* _What is needed_
Exclude the pictures and return every line exactly as written.

— start Provided material —

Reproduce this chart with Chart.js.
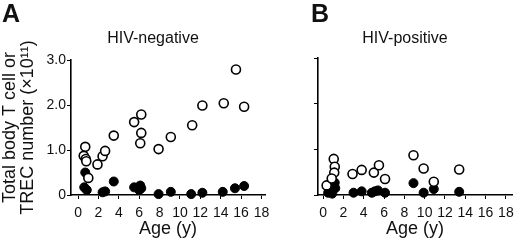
<!DOCTYPE html>
<html>
<head>
<meta charset="utf-8">
<script src="https://cdn.jsdelivr.net/npm/chart.js@4.4.0/dist/chart.umd.min.js"></script>
<style>
  body { margin: 0; background: #fff; }
  #wrap { position: relative; width: 520px; height: 249px; font-family: 'Liberation Sans', Arial, sans-serif; color: #111; }
  #wrap canvas { position: absolute; left: 0; top: 0; }
  .lbl { position: absolute; line-height: 1; white-space: nowrap; }
  .panel { font-size: 25px; font-weight: bold; }
  .ttl { font-size: 16px; width: 200px; text-align: center; }
</style>
</head>
<body>
<div id="wrap">
  <canvas id="chartA" width="520" height="249"></canvas>
  <canvas id="chartB" width="520" height="249"></canvas>
  <div class="lbl panel" style="left:2px; top:1px;">A</div>
  <div class="lbl panel" style="left:311px; top:1px;">B</div>
  <div class="lbl ttl" style="left:53px; top:30px;">HIV-negative</div>
  <div class="lbl ttl" style="left:305px; top:30px;">HIV-positive</div>
</div>
<script>
// HIV-negative: open = total body T cells, filled = TREC
var negCellAge = [0.7, 0.55, 0.75, 0.8, 1.0, 1.9, 2.4, 2.65, 3.5, 5.5, 6.2, 6.2, 6.1, 7.9, 9.1, 11.2, 12.2, 14.3, 15.5, 16.3];
var negCellVal = [1.07, 0.87, 0.8, 0.75, 0.38, 0.68, 0.86, 0.98, 1.32, 1.62, 1.79, 1.38, 1.15, 1.02, 1.29, 1.55, 1.99, 2.04, 2.79, 1.96];
var negTrecAge = [0.7, 0.6, 0.85, 2.4, 2.65, 3.5, 5.5, 6.1, 6.2, 6.0, 7.9, 9.1, 11.1, 12.2, 14.2, 15.4, 16.3];
var negTrecVal = [0.5, 0.17, 0.11, 0.06, 0.08, 0.3, 0.17, 0.21, 0.15, 0.11, 0.02, 0.07, 0.02, 0.05, 0.07, 0.15, 0.2];

// HIV-positive
var posCellAge = [0.35, 1.05, 1.15, 1.1, 0.85, 2.9, 3.8, 5.0, 5.5, 6.1, 8.9, 9.9, 10.9, 13.4];
var posCellVal = [0.21, 0.79, 0.62, 0.49, 0.36, 0.46, 0.55, 0.49, 0.65, 0.35, 0.87, 0.58, 0.29, 0.56];
var posTrecAge = [0.5, 0.8, 1.0, 1.15, 1.2, 0.9, 3.0, 3.8, 4.8, 5.1, 5.4, 6.1, 8.9, 9.9, 10.9, 13.4];
var posTrecVal = [0.05, 0.1, 0.2, 0.27, 0.15, 0.03, 0.05, 0.08, 0.05, 0.08, 0.1, 0.05, 0.26, 0.05, 0.13, 0.07];

var xTicks = [0, 2, 4, 6, 8, 10, 12, 14, 16, 18];
var yTicks = [0, 1, 2, 3];

Chart.defaults.font.family = "'Liberation Sans', Arial, sans-serif";
Chart.defaults.color = '#111';

function pts(xs, ys) {
  return xs.map(function (x, i) { return { x: x, y: ys[i] }; });
}

function makeChart(id, cellAge, cellVal, trecAge, trecVal, opt) {
  return new Chart(document.getElementById(id), {
    type: 'scatter',
    data: {
      datasets: [{
        data: pts(cellAge, cellVal),
        backgroundColor: '#fff',
        borderColor: '#000',
        borderWidth: 1.6,
        pointRadius: 4.5,
        clip: false
      }, {
        data: pts(trecAge, trecVal),
        backgroundColor: '#000',
        borderColor: '#000',
        borderWidth: 1,
        pointRadius: 4.5,
        clip: false
      }]
    },
    options: {
      responsive: false,
      animation: false,
      events: [],
      layout: { padding: opt.padding, autoPadding: false },
      plugins: { legend: { display: false }, tooltip: { enabled: false } },
      scales: {
        x: {
          type: 'linear',
          min: opt.xMin,
          max: opt.xMax,
          afterBuildTicks: function (s) { s.ticks = xTicks.map(function (v) { return { value: v }; }); },
          afterFit: function (s) { s.height = 54; },
          grid: { drawOnChartArea: false, color: '#000', tickLength: 4, lineWidth: 1 },
          border: { color: '#000', width: 1.6 },
          ticks: { font: { size: 14 }, padding: 6, maxRotation: 0, autoSkip: false },
          title: { display: true, text: 'Age (y)', font: { size: 18 }, padding: { top: 0, bottom: 9 } }
        },
        y: {
          min: 0,
          max: 3,
          afterBuildTicks: function (s) { s.ticks = yTicks.map(function (v) { return { value: v }; }); },
          afterFit: function (s) { s.width = opt.yWidth; },
          grid: { drawOnChartArea: false, color: '#000', tickLength: 4, lineWidth: 1 },
          border: { color: '#000', width: 1.6 },
          ticks: {
            display: opt.yLabels,
            font: { size: 14 },
            padding: 1,
            callback: function (v) { return v === 0 ? '0' : v.toFixed(1); }
          },
          title: {
            display: opt.yLabels,
            text: ['Total body T cell or', 'TREC number (×10¹¹)'],
            font: { size: 18, lineHeight: 1 },
            padding: { top: 1, bottom: 0 }
          }
        }
      }
    }
  });
}

makeChart('chartA', negCellAge, negCellVal, negTrecAge, negTrecVal, {
  padding: { left: 0, right: 255, top: 60, bottom: 0 },
  xMin: -0.7, xMax: 18.35, yWidth: 71, yLabels: true
});
makeChart('chartB', posCellAge, posCellVal, posTrecAge, posTrecVal, {
  padding: { left: 0, right: 8, top: 58, bottom: 0 },
  xMin: -0.5, xMax: 18.6, yWidth: 318, yLabels: false
});
</script>
</body>
</html>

— end Provided material —

* _Exercise output_
Reproduce this chart with Chart.js.
<!DOCTYPE html>
<html>
<head>
<meta charset="utf-8">
<script src="https://cdn.jsdelivr.net/npm/chart.js@4.4.0/dist/chart.umd.min.js"></script>
<style>
  body { margin: 0; background: #fff; }
  #wrap { position: relative; width: 520px; height: 249px; font-family: 'Liberation Sans', Arial, sans-serif; color: #111; }
  #wrap canvas { position: absolute; left: 0; top: 0; }
  .lbl { position: absolute; line-height: 1; white-space: nowrap; }
  .panel { font-size: 25px; font-weight: bold; }
  .ttl { font-size: 16px; width: 200px; text-align: center; }
</style>
</head>
<body>
<div id="wrap">
  <canvas id="chartA" width="520" height="249"></canvas>
  <canvas id="chartB" width="520" height="249"></canvas>
  <div class="lbl panel" style="left:2px; top:1px;">A</div>
  <div class="lbl panel" style="left:311px; top:1px;">B</div>
  <div class="lbl ttl" style="left:53px; top:30px;">HIV-negative</div>
  <div class="lbl ttl" style="left:305px; top:30px;">HIV-positive</div>
</div>
<script>
// HIV-negative: open = total body T cells, filled = TREC
var negCellAge = [0.7, 0.55, 0.75, 0.8, 1.0, 1.9, 2.4, 2.65, 3.5, 5.5, 6.2, 6.2, 6.1, 7.9, 9.1, 11.2, 12.2, 14.3, 15.5, 16.3];
var negCellVal = [1.07, 0.87, 0.8, 0.75, 0.38, 0.68, 0.86, 0.98, 1.32, 1.62, 1.79, 1.38, 1.15, 1.02, 1.29, 1.55, 1.99, 2.04, 2.79, 1.96];
var negTrecAge = [0.7, 0.6, 0.85, 2.4, 2.65, 3.5, 5.5, 6.1, 6.2, 6.0, 7.9, 9.1, 11.1, 12.2, 14.2, 15.4, 16.3];
var negTrecVal = [0.5, 0.17, 0.11, 0.06, 0.08, 0.3, 0.17, 0.21, 0.15, 0.11, 0.02, 0.07, 0.02, 0.05, 0.07, 0.15, 0.2];

// HIV-positive
var posCellAge = [0.35, 1.05, 1.15, 1.1, 0.85, 2.9, 3.8, 5.0, 5.5, 6.1, 8.9, 9.9, 10.9, 13.4];
var posCellVal = [0.21, 0.79, 0.62, 0.49, 0.36, 0.46, 0.55, 0.49, 0.65, 0.35, 0.87, 0.58, 0.29, 0.56];
var posTrecAge = [0.5, 0.8, 1.0, 1.15, 1.2, 0.9, 3.0, 3.8, 4.8, 5.1, 5.4, 6.1, 8.9, 9.9, 10.9, 13.4];
var posTrecVal = [0.05, 0.1, 0.2, 0.27, 0.15, 0.03, 0.05, 0.08, 0.05, 0.08, 0.1, 0.05, 0.26, 0.05, 0.13, 0.07];

var xTicks = [0, 2, 4, 6, 8, 10, 12, 14, 16, 18];
var yTicks = [0, 1, 2, 3];

Chart.defaults.font.family = "'Liberation Sans', Arial, sans-serif";
Chart.defaults.color = '#111';

function pts(xs, ys) {
  return xs.map(function (x, i) { return { x: x, y: ys[i] }; });
}

function makeChart(id, cellAge, cellVal, trecAge, trecVal, opt) {
  return new Chart(document.getElementById(id), {
    type: 'scatter',
    data: {
      datasets: [{
        data: pts(cellAge, cellVal),
        backgroundColor: '#fff',
        borderColor: '#000',
        borderWidth: 1.6,
        pointRadius: 4.5,
        clip: false
      }, {
        data: pts(trecAge, trecVal),
        backgroundColor: '#000',
        borderColor: '#000',
        borderWidth: 1,
        pointRadius: 4.5,
        clip: false
      }]
    },
    options: {
      responsive: false,
      animation: false,
      events: [],
      layout: { padding: opt.padding, autoPadding: false },
      plugins: { legend: { display: false }, tooltip: { enabled: false } },
      scales: {
        x: {
          type: 'linear',
          min: opt.xMin,
          max: opt.xMax,
          afterBuildTicks: function (s) { s.ticks = xTicks.map(function (v) { return { value: v }; }); },
          afterFit: function (s) { s.height = 54; },
          grid: { drawOnChartArea: false, color: '#000', tickLength: 4, lineWidth: 1 },
          border: { color: '#000', width: 1.6 },
          ticks: { font: { size: 14 }, padding: 6, maxRotation: 0, autoSkip: false },
          title: { display: true, text: 'Age (y)', font: { size: 18 }, padding: { top: 0, bottom: 9 } }
        },
        y: {
          min: 0,
          max: 3,
          afterBuildTicks: function (s) { s.ticks = yTicks.map(function (v) { return { value: v }; }); },
          afterFit: function (s) { s.width = opt.yWidth; },
          grid: { drawOnChartArea: false, color: '#000', tickLength: 4, lineWidth: 1 },
          border: { color: '#000', width: 1.6 },
          ticks: {
            display: opt.yLabels,
            font: { size: 14 },
            padding: 1,
            callback: function (v) { return v === 0 ? '0' : v.toFixed(1); }
          },
          title: {
            display: opt.yLabels,
            text: ['Total body T cell or', 'TREC number (×10¹¹)'],
            font: { size: 18, lineHeight: 1 },
            padding: { top: 1, bottom: 0 }
          }
        }
      }
    }
  });
}

makeChart('chartA', negCellAge, negCellVal, negTrecAge, negTrecVal, {
  padding: { left: 0, right: 255, top: 60, bottom: 0 },
  xMin: -0.7, xMax: 18.35, yWidth: 71, yLabels: true
});
makeChart('chartB', posCellAge, posCellVal, posTrecAge, posTrecVal, {
  padding: { left: 0, right: 8, top: 58, bottom: 0 },
  xMin: -0.5, xMax: 18.6, yWidth: 318, yLabels: false
});
</script>
</body>
</html>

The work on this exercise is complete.